Two days later, she takes the contract. Twenty-six thousand five hundred dong per kilogram, two tons anticipated yield across 1.8 hectares, partial advance paid in cash. She uses a portion to repay her neighbor. She sets aside 800,000 dong for her son’s school materials and a pair of shoes. The rest goes into a tin on the top shelf of the kitchen cabinet, earmarked — in her mind if not in writing — for whatever the next season will require before it gives anything back.
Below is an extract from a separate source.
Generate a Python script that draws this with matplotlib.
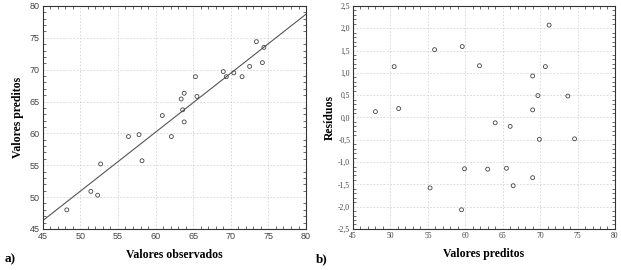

Hoa is in the field when Lan returns from meeting the trader. She does not come in for lunch. She has found a new patch of scale infestation on the eastern row and is treating it by hand with a cloth soaked in diluted insecticide, working methodically from tree to tree in the way her mother taught her, in the way her mother’s mother likely worked ground that is now parceled into roads and housing estates. The afternoon is very hot. The cashew trees offer some shade but not enough.

Lan watches her daughter from the edge of the field for a moment, carrying two bowls of rice wrapped in cloth. Then she walks toward her, and the season continues.